Sanitising HTML with C# and Tidy

2 minute read

(*See article end for updates)

A while back I was given the task of sanitising HTML entered in by users in our Discussions are at Huddle. After searching around I initially couldn't find many easy to implement tools out there to help me.

I firstly came across Jeff Atwood's solution for cleaning HTML. A very fast solution, although not water tight. Regular expressions are great for string matching when you know what to expect, but in many cases the attacks are written so randomly it's possible for them to slip through.

The best approach to Jeff's method would be to HtmlEncode the whole string, then anything "safe" that is matched in the encoded string, is decoded back. This would be a true whitelist solution (as opposed to blacklisting). In fact prior to that it would first be better to clean up the HTML.

Hence, next I came across the HTML Agility Pack, and Tidy.Net (a .Net port). Both of which are html parsers, and in Tidy's case, a cleaner too.

I decided to go with the more mature product, Tidy. There were two choices, to use the original version of Tidy (using some sort of COM wrapper) or opt for Tidy.Net (a less mature .Net port). For speed, and ease I went for Tidy.Net.

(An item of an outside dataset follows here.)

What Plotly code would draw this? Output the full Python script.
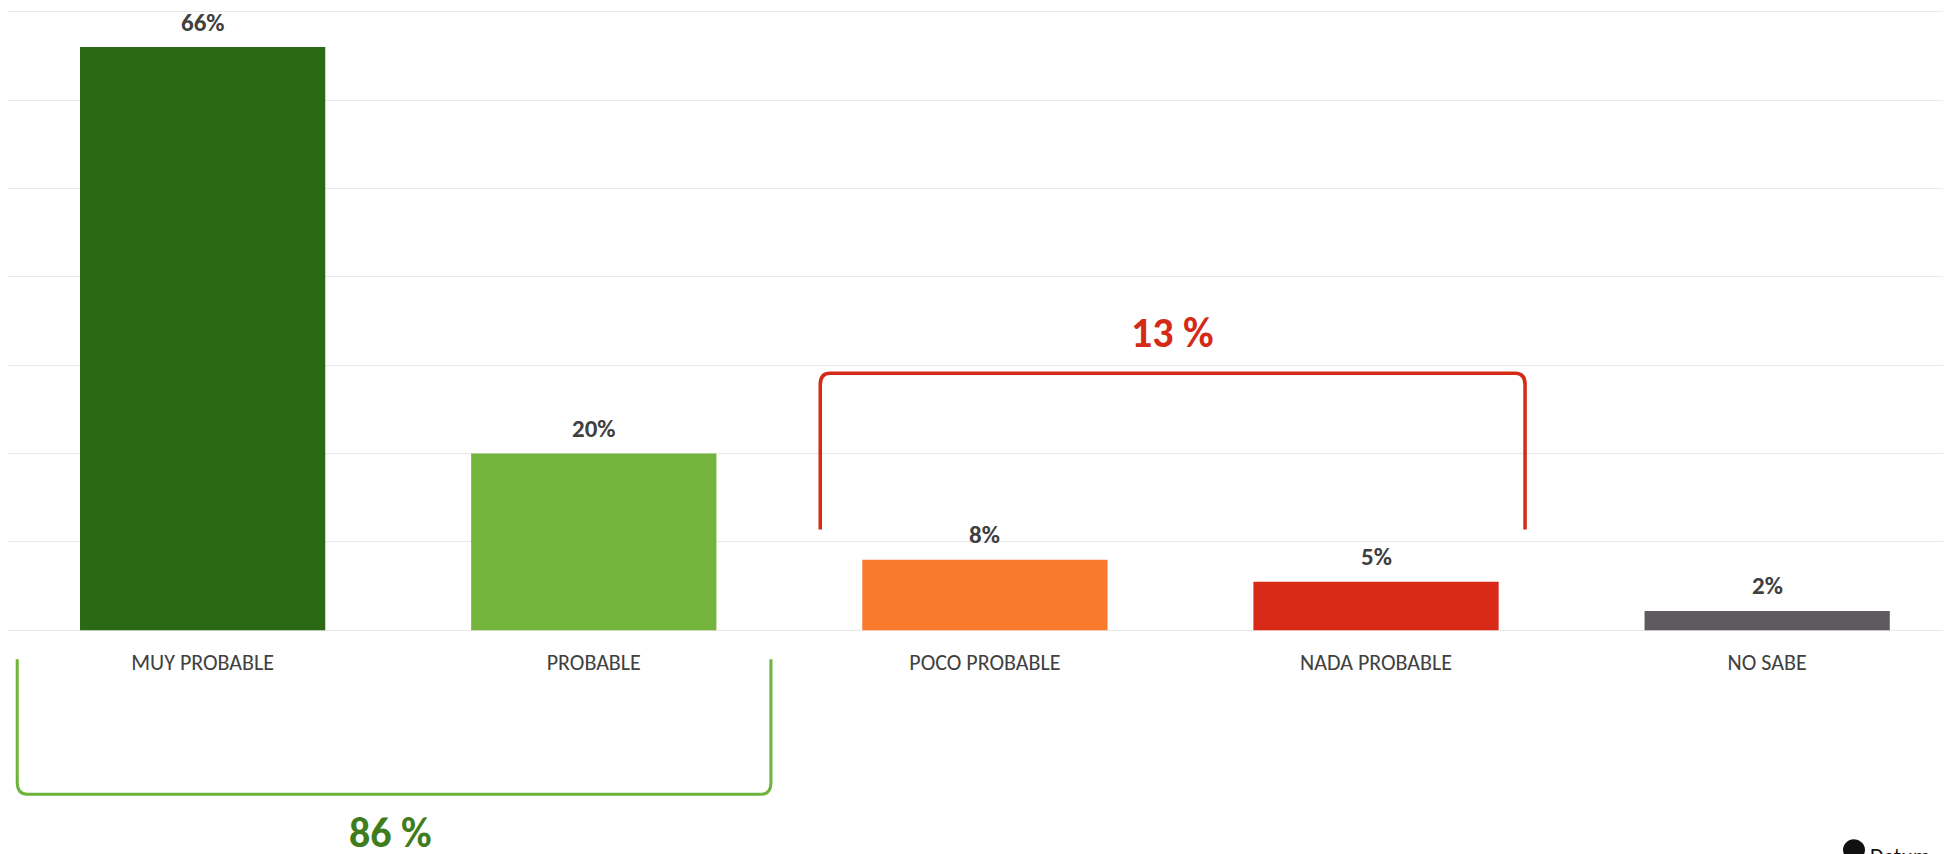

Before writing any application code I went to, and for each attack I wrote a unit test. My current solution can be found on Refactor My Code. It's by no means perfect, but at the moment is working well enough. I do plan to re-visit it though and finish up a few things. In fact once finished I'll post the zip of the code on here.

Here's a quick walk-through of it:

  1. The HTML string is passed to Tidy.Net and cleaned. Tidy.Net takes care of making sure the HTML is well formed, this makes pattern matching with a regular expression much more easier and accurate.
  2. The output from Tidy.Net has to be cleaned slightly as it adds html, head, body etc... tags to the output (which we don't need).
  3. Once cleaned I apply pattern matching. One thing I will be changing is to HtmlEncode the whole string, and then Decode any safe matches back. This would ensure proper whitelisting.
  4. Using a static dictionary collection I can specify the allowed tags and attributes. There's potential to improve this, possibly using XML and loading it via IoC (as a singleton).

I'll try to update the code and get it published in the next week or two.

UPDATE - 19/01/2009

Here's the latest code as it stands. It still needs work, this update just addresses a few odds bugs in Tidy.Net I found (spaces being removed, line breaks being added etc...). I haven't looked at whitelisting yet, not had time (just got back from snowboarding in the alps), plus I've got loads of other stuff still on.

UPDATE - 06/06/2009

In the above latest code link, I've now included some of the unit tests. Around 15 I think. There are about another 6 but I need to clean them up.